Which is much the same.

But is Justin Martyr talking about “the four key challenges to discipleship”?  Not really.  He’s talking about the effect that Christ has had on the lives of those who accept him.

All the same, I think Justin would probably have approved of the interpretation.


A quote from Tacitus and its source

Around the web, you will find the following:

Cornelius Tacitus: He had a certain frankness and generosity, qualities indeed which turn to a mans ruin, unless tempered with discretion.

The thought was striking, as indeed it should strike anyone who is fairly open, like myself.  But is it Tacitus?

Well it is!  It is in fact from the Histories, book 3, chapter 86, as translated by A.J.Church and W.J.Brodribb (London, 1873 in this case, p.140.)  It is a description of the character of Vitellius!



Hunting the wild misquotation – “our Father was crucified”

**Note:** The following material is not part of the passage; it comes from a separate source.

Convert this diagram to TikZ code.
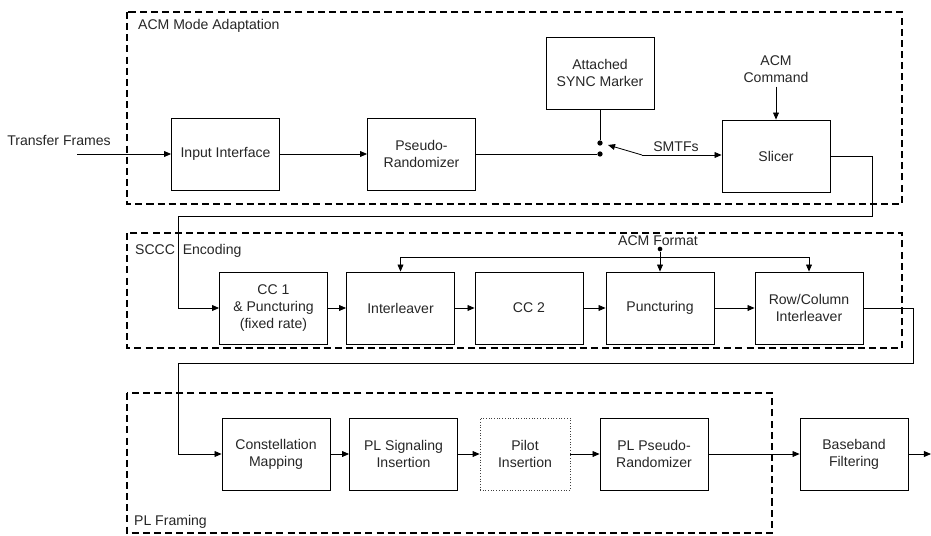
\documentclass[tikz,border=0pt]{standalone}
\usepackage{fontspec}
\setmainfont{Liberation Sans}
\usetikzlibrary{arrows.meta, positioning, calc}
\tikzset{
  block/.style  = {rectangle, draw, line width=0.7pt, minimum width=3.24cm,
                   minimum height=2.16cm, align=center, inner sep=1pt},
  blockD/.style = {block, draw=black!75, line width=0.6pt,
                   dash pattern=on 0.7pt off 1.6pt, minimum width=2.7cm},
  frame/.style  = {draw, line width=1.1pt, dash pattern=on 6pt off 3.5pt},
  ftitle/.style = {anchor=west},
  dot/.style    = {circle, fill, inner sep=0pt, minimum size=4.5pt},
  arrow/.style  = {line width=0.7pt, -{Triangle[length=6pt,width=5pt]}},
  wire/.style   = {line width=0.7pt},
}

\begin{document}
\begin{tikzpicture}[x=0.03cm, y=-0.03cm,
    every node/.style={font=\fontsize{12}{14.5}\selectfont, text=black!85}]
    \useasboundingbox (0,0) rectangle (931,535);

    %% ===================== ACM MODE ADAPTATION =====================
    \draw[frame] (127,12) rectangle (902,204);
    \node[ftitle] (acmT) at (134,26) {ACM Mode Adaptation};

    \node (tfl) at (59,140) {Transfer Frames};
    \coordinate (tfin) at (77,154);

    \node[block] (input)  at (225.5,154) {Input Interface};
    \node[block] (prand)  at (421.5,154) {Pseudo-\\Randomizer};
    \node[block] (asm)    at (600,73)    {Attached\\SYNC Marker};
    \node[block] (slicer) at (776,156)   {Slicer};
    \node[align=center] (acmCmd) at (776,69) {ACM\\Command};

    \node[dot] (swA) at (600,143) {};
    \node[dot] (swB) at (600,154) {};
    \coordinate (pivot) at (642,155);
    \node (smtf) at (676,147) {SMTFs};

    \draw[arrow] (tfin)  -- (input.west);
    \draw[arrow] (input) -- (prand);
    \draw[wire]  (prand.east |- swB) -- (swB);
    \draw[wire]  (asm.south) -- (swA);
    \draw[arrow] (pivot) -- ($(swA)+(8,2)$);
    \draw[arrow] (pivot) -- (slicer.west |- pivot);
    \draw[arrow] (acmCmd) -- (slicer.north);

    %% ===================== SCCC ENCODING =====================
    \draw[frame] (127,233) rectangle (902,348);
    \node[ftitle] (scccT) at (131,251) {SCCC\ \ Encoding};

    \node[block] (cc1)    at (273.5,308) {CC 1\\\& Puncturing\\(fixed rate)};
    \node[block] (inter)  at (400.5,308) {Interleaver};
    \node[block] (cc2)    at (529,308)   {CC 2};
    \node[block] (punct)  at (660,308)   {Puncturing};
    \node[block] (rowcol) at (809,308)   {Row/Column\\Interleaver};

    \node (fmt) at (658,241) {ACM Format};
    \node[dot, minimum size=4pt] (fmtDot) at (660,249) {};
    \coordinate (fmtBus) at (660,257);

    %% Inter-stage loop ACM -> SCCC
    \coordinate (loopA) at (872,216);
    \coordinate (loopB) at (178,308);
    \draw[arrow] (slicer.east) -| (loopA) -| (loopB) -- (cc1.west);

    \draw[arrow] (cc1)   -- (inter);
    \draw[arrow] (inter) -- (cc2);
    \draw[arrow] (cc2)   -- (punct);
    \draw[arrow] (punct) -- (rowcol);
    \draw[arrow] (fmtDot) -- (punct.north);
    \draw[arrow] (fmtBus) -| (inter.north);
    \draw[arrow] (fmtBus) -| (rowcol.north);

    %% ===================== PL FRAMING =====================
    \draw[frame] (127,393) rectangle (772,533);
    \node[ftitle] (plT) at (130,522) {PL Framing};

    \node[block]  (const) at (276,454)   {Constellation\\Mapping};
    \node[block]  (plsig) at (403.5,454) {PL Signaling\\Insertion};
    \node[blockD] (pilot) at (525,454)   {Pilot\\Insertion};
    \node[block]  (plprn) at (654,454)   {PL Pseudo-\\Randomizer};
    \node[block]  (bbf)   at (854,454)   {Baseband\\Filtering};
    \coordinate (out) at (931,454);

    %% Inter-stage loop SCCC -> PL
    \coordinate (loopC) at (913,363);
    \coordinate (loopD) at (178,454);
    \draw[arrow] (rowcol.east) -| (loopC) -| (loopD) -- (const.west);

    \draw[arrow] (const) -- (plsig);
    \draw[arrow] (plsig) -- (pilot);
    \draw[arrow] (pilot) -- (plprn);
    \draw[arrow] (plprn) -- (bbf);
    \draw[arrow] (bbf)   -- (out);

\end{tikzpicture}
\end{document}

At Paleojudaica, Jim Davila has an odd story from an Israeli newspaper, featuring a quotation from an ancient author:

A VERY ODD STORY from Arutz Sheva:

Shocking ‘Land of Israel’ Exam Shows Christian Crosses
High school “Land of Israel” exam features Christian crosses. Is the Education Ministry trying to undermine students with Christianity?

By Tzvi Ben Gedalyahu
First Publish: 7/8/2012, 8:58 AM

High school students last week were shocked by a matriculation exam in “Land of Israel Studies and Archaeology” that showed Christian crosses and referred to a place where “our father was crucified.”

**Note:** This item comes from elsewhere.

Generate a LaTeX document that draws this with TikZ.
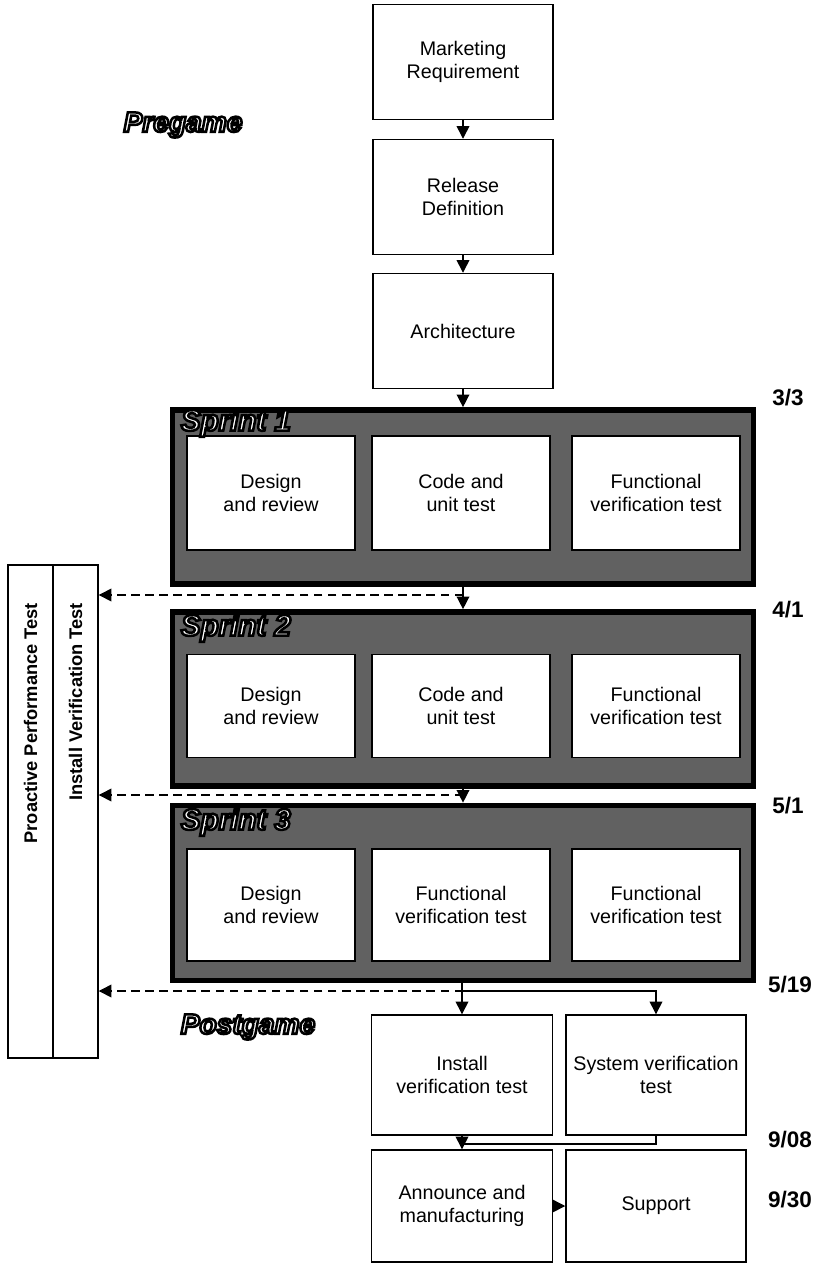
\documentclass[tikz,border=0pt]{standalone}
\usepackage{fontspec}
\setmainfont{Liberation Sans}
\usetikzlibrary{arrows.meta,calc}
% white letters with a black rim
\newcommand{\rimtext}[1]{{\color{white}\special{pdf:literal direct 2 Tr 1.8 w 0 G}#1\special{pdf:literal direct 0 Tr}}}
\tikzset{
    box/.style={draw, fill=white, line width=1pt, minimum width=4.5cm,
                minimum height=2.875cm, inner sep=3pt, align=center,
                font=\fontsize{14}{16}\selectfont},
    task/.style={box, minimum width=4.2cm},
    sprint/.style={draw=black, line width=4pt, fill=black!62,
                   minimum width=14.525cm, inner sep=0pt},
    sprintlabel/.style={anchor=west,
                        font=\fontsize{21}{23}\selectfont\bfseries\itshape},
    phase/.style={font=\fontsize{20}{22}\selectfont\bfseries\itshape},
    date/.style={inner sep=1pt, font=\fontsize{16}{18}\selectfont\bfseries},
    column/.style={draw, line width=1pt, minimum width=1.125cm,
                   minimum height=12.325cm, inner sep=0pt},
    coltext/.style={rotate=90, anchor=east, font=\fontsize{13}{15}\selectfont\bfseries},
    flow/.style={-{Triangle[length=9pt,width=9pt]}, line width=1pt},
    feedback/.style={flow, dash pattern=on 6pt off 4pt},
    link/.style={line width=1pt},
}

\begin{document}
\begin{tikzpicture}[x=0.025cm, y=-0.025cm]
    \useasboundingbox (0,0) rectangle (816,1268);

    % pregame
    \node[phase] (pregame) at (183,125) {\rimtext{Pregame}};
    \node[box] (market) at (463,62) {Marketing\\Requirement};
    \node[box] (release) at (463,197) {Release\\Definition};
    \node[box] (arch) at (463,331) {Architecture};

    % sprints
    \node[sprint, minimum height=4.35cm] (sprint1) at (463,497) {};
    \node[task, minimum height=2.85cm] (design1) at (271,493) {Design\\and review};
    \node[task, minimum width=4.45cm, minimum height=2.85cm] (code1) at (461,493) {Code and\\unit test};
    \node[task, minimum height=2.85cm] (fvt1) at (656,493) {Functional\\verification test};
    \node[sprintlabel] (label1) at (176,423) {\rimtext{Sprint 1}};

    \node[sprint, minimum height=4.35cm] (sprint2) at (463,699) {};
    \node[task, minimum height=2.575cm] (design2) at (271,706) {Design\\and review};
    \node[task, minimum width=4.45cm, minimum height=2.575cm] (code2) at (461,706) {Code and\\unit test};
    \node[task, minimum height=2.575cm] (fvt2) at (656,706) {Functional\\verification test};
    \node[sprintlabel] (label2) at (176,628) {\rimtext{Sprint 2}};

    \node[sprint, minimum height=4.375cm] (sprint3) at (463,893) {};
    \node[task, minimum height=2.8cm] (design3) at (271,905) {Design\\and review};
    \node[task, minimum width=4.45cm, minimum height=2.8cm] (fvt3a) at (461,905) {Functional\\verification test};
    \node[task, minimum height=2.8cm] (fvt3b) at (656,905) {Functional\\verification test};
    \node[sprintlabel] (label3) at (176,822) {\rimtext{Sprint 3}};

    % postgame
    \node[phase] (postgame) at (248,1027) {\rimtext{Postgame}};
    \node[box, minimum width=4.525cm, minimum height=3cm] (install) at (462,1075) {Install\\verification test};
    \node[box, minimum width=4.5cm, minimum height=3cm] (system) at (656,1075) {System verification\\test};
    \node[box, minimum width=4.525cm, minimum height=2.8cm] (announce) at (462,1206) {Announce and\\manufacturing};
    \node[box, minimum width=4.5cm, minimum height=2.8cm] (support) at (656,1206) {Support};

    % test columns
    \node[column] (pptcol) at (30.5,811.5) {};
    \node[column] (ivtcol) at (75.5,811.5) {};
    \node[coltext] (ppttext) at (30.5,598) {Proactive Performance Test};
    \node[coltext] (ivttext) at (75.5,598) {Install Verification Test};

    % dates
    \node[date] (date1) at (788,398) {3/3};
    \node[date] (date2) at (788,610) {4/1};
    \node[date] (date3) at (788,806) {5/1};
    \node[date] (date4) at (790,985) {5/19};
    \node[date] (date5) at (790,1140) {9/08};
    \node[date] (date6) at (790,1200) {9/30};

    \coordinate (d1) at (463,595);
    \coordinate (d2) at (463,795);
    \coordinate (d3) at (463,991);
    \coordinate (merge) at (462,1144);

    \draw[flow] (market) -- (release);
    \draw[flow] (release) -- (arch);
    \draw[flow] (arch) -- (sprint1);
    \draw[flow] (sprint1) -- (sprint2);
    \draw[flow] (sprint2) -- (sprint3);
    \draw[feedback] (d1) -- (d1 -| ivtcol.east);
    \draw[feedback] (d2) -- (d2 -| ivtcol.east);
    \draw[feedback] (d3) -- (d3 -| ivtcol.east);
    \draw[flow] (sprint3.south -| install) -- (install);
    \draw[flow] (d3) -| (system);
    \draw[flow] (install) -- (announce);
    \draw[link] (system) |- (merge);
    \draw[flow] (announce) -- (support);

\end{tikzpicture}
\end{document}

I’m really scratching my head over this:

The exam included a quote from a Christian pilgrim who visited Jerusalem and wrote in a dairy about “the little hill of Golgotha ​where our father was crucified.”

It would be very unusual for a Christian pilgrim, or any other kind of Christian, to refer to Jesus as “our father.” Either this pilgrim had some confused ideas about the Trinity or Arutz Sheva has made a mistake. I would like to know more about the source of this quotation.

The source is not far to seek, I fear.  A lazy journalist has used Wikipedia as his source, and is quoting from here, misremembering as he typed:

In 333, the Pilgrim of Bordeaux, entering from the east described the result:

“On the left hand is the little hill of Golgotha where the Lord was crucified. About a stone’s throw from thence is a vault [crypta] wherein his body was laid, and rose again on the third day. There, at present, by the command of the Emperor Constantine, has been built a basilica; that is to say, a church of wondrous beauty.”[12]

The “reference” given is “Itinerarium Burdigalense, pages 593, 594.”  Naturally there is no indication of edition.  The Latin is online and reads:

A sinistra autem parte est monticulus golgotha, ubi dominus crucifixus est.

[594] Inde quasi ad lapidem missum est cripta, ubi corpus eius positum fuit et tertia die resurrexit; ibidem modo iussu constantini imperatoris basilica facta est, id est dominicum, mirae pulchritudinis habens ad latus excepturia, unde aqua leuatur, et balneum a tergo, ubi infantes lauantur.

The “page reference” would appear, thus, to be to the Latin.